I want to discuss the possibility to migrate fusesoc to use basel. For myself I'm unsure about pros & cons of the current python implementation, though I can elaborate on bazel (superficially, as I wasn't part of the group working on the build system).

Bazel is an open source build system by Google, designed to be language-agnostic, configurable to the specific use by rules (written in Starlark, a derivative of python).

Bazel brings to the table:

  • Sandboxing - building in a sandbox environmnet, where files / other env dependencies not explicitly specified can't be accessed. This prevents having hidden dependancies which can harm reproduceability.

  • Transitive dependencies - Internal packages dependendy in a project (workspace, sort of equivalent to git repo) is transitive. External dependencies are also supported, but they are not transitive (A depends on B depends on C + A depends on D depends on C might might lead to A depending on 2 different versions of C). So instead bazel demands explicit dependency of external transitive ones.

  • Parallel Execution - bazel parallelizes independent build procceses, which leads to faster builds. (This can be useful with regressions for example)

  • Smart Cache - bazel tracks changes in source files and together with the dependency graph it creats, it keeps tabs on what portions of the build proccess should be redone. This also results in faster builds.

This issue is mainly to discuss this possibility and pros & cons, as I'm really impressed with the fusesoc project but I don't have the technical knowledge of fusesoc current implementation to judge if the bazel option is good.

Regarding our implementation: I can say that we are using the POC to simulate in vcs, generate modules, run regressions in CI, and working towards integrating it with our PnR python wrapper (which seems close to edalize). All configured similarly to how fusesoc does it (with equvalent to core files specifying targets etc...)

Unfortunately my workplace have a seperate network and it will be hard bringing out the bazel rules code (I'll have to ask not only legal premission but also security-wise...). There may be an early version of it using verilator that isn't in the seperate network. I'll see what I can do.

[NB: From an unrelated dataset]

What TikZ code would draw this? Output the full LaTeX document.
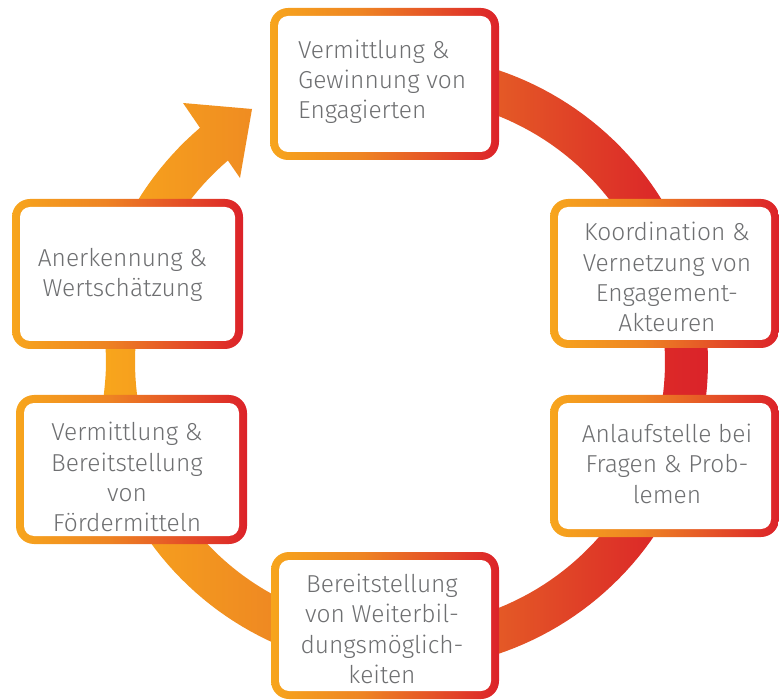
\documentclass[tikz,border=0pt]{standalone}
\usepackage{fontspec}
\setmainfont{Fira Sans}[UprightFont={* Light}]

% colours of the ring gradient (left to right)
\definecolor{ringA}{HTML}{F8A61C}
\definecolor{ringB}{HTML}{EF8A22}
\definecolor{ringC}{HTML}{E45A26}
\definecolor{ringD}{HTML}{DC2B28}
\definecolor{ringE}{HTML}{DB2329}
% colours of the box borders (left to right)
\definecolor{boxA}{HTML}{F7A51D}
\definecolor{boxB}{HTML}{EE8423}
\definecolor{boxC}{HTML}{E55427}
\definecolor{boxD}{HTML}{DC2229}
\definecolor{txt}{HTML}{6E6F71}

\pgfdeclarehorizontalshading{ringshade}{100bp}{color(0bp)=(ringA); color(25bp)=(ringA); color(38.5bp)=(ringB); color(57.5bp)=(ringC); color(70bp)=(ringD); color(75bp)=(ringE); color(100bp)=(ringE)}
\pgfdeclarehorizontalshading{boxshade}{100bp}{color(0bp)=(boxA); color(25bp)=(boxA); color(45bp)=(boxB); color(60bp)=(boxC); color(75bp)=(boxD); color(100bp)=(boxD)}

\begin{document}
\begin{tikzpicture}[x=1pt,y=-1pt,
  boxframe/.style={shade, shading=boxshade, rounded corners=18pt, inner sep=0pt},
  boxpad/.style={fill=white, rounded corners=10pt, inner sep=0pt},
  boxtext/.style={text=txt, font=\fontsize{24.5}{30.3}\selectfont, inner sep=0pt, align=center, anchor=base},
  declare function={rout(\t)=308-14*(max(0,1-((\t-540)/16)^2))^2;}]

\useasboundingbox (0,0) rectangle (779,700);

% arrow head corners
\coordinate (hOut) at (183,103);
\coordinate (hTip) at (252,109);
\coordinate (hIn) at (240,178);

% the circular arrow, running clockwise and ending in its head
\shade[shading=ringshade]
  plot[domain=265:589.5, samples=180, variable=\t] ({400+rout(\t)*cos(\t)}, {362+rout(\t)*sin(\t)})
  -- (hOut) -- (hTip) -- (hIn)
  -- plot[domain=589.5:265, samples=180, variable=\t] ({400+265*cos(\t)}, {362+265*sin(\t)})
  -- cycle;

% texts are placed by the baseline of their last line

% top
\node[boxframe, minimum width=229pt, minimum height=152pt] (fT) at (384.5,84) {};
\node[boxpad, minimum width=213pt, minimum height=136pt] (pT) at (fT.center) {};
\node[boxtext, align=left, anchor=base west] (tT) at (298,119) {Vermittlung \&\\Gewinnung von\\Engagierten};

% right, upper
\node[boxframe, minimum width=229pt, minimum height=149pt] (fR1) at (664.5,273.5) {};
\node[boxpad, minimum width=213pt, minimum height=133pt] (pR1) at (fR1.center) {};
\node[boxtext] (tR1) at (667,331.7) {Koordination \&\\Vernetzung von\\Engagement-\\Akteuren};

% right, lower
\node[boxframe, minimum width=229pt, minimum height=142pt] (fR2) at (664.5,466) {};
\node[boxpad, minimum width=213pt, minimum height=126pt] (pR2) at (fR2.center) {};
\node[boxtext] (tR2) at (667,503) {Anlaufstelle bei\\Fragen \& Prob-\\lemen};

% bottom
\node[boxframe, minimum width=228pt, minimum height=147pt] (fB) at (385,625.5) {};
\node[boxpad, minimum width=212pt, minimum height=131pt] (pB) at (fB.center) {};
\node[boxtext] (tB) at (382,683.3) {Bereitstellung\\von Weiterbil-\\dungsmöglich-\\keiten};

% left, lower
\node[boxframe, minimum width=231pt, minimum height=149pt] (fL2) at (131.5,469.5) {};
\node[boxpad, minimum width=215pt, minimum height=133pt] (pL2) at (fL2.center) {};
\node[boxtext] (tL2) at (127,531.7) {Vermittlung \&\\Bereitstellung\\von\\Fördermitteln};

% left, upper
\node[boxframe, minimum width=231pt, minimum height=150pt] (fL1) at (127.5,274) {};
\node[boxpad, minimum width=215pt, minimum height=134pt] (pL1) at (fL1.center) {};
\node[boxtext] (tL1) at (122.5,296.7) {Anerkennung \&\\Wertschätzung};

\end{tikzpicture}
\end{document}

For the meantime you can look at Bazel's documentation , and maybe in this example I've found today (which I'm unsure how good it is).

Dan10012 avatar Sep 26 '21 09:09 Dan10012

Have you seen https://github.com/hdl/bazel_rules_hdl ?

mithro avatar Sep 27 '21 15:09 mithro

While Bazel has a lot of nice features, it is a very heavy dependency. I doubt it would be a good idea for FuseSoC to require it. However, (optional) FuseSoC and Bazel integration sounds like a good idea.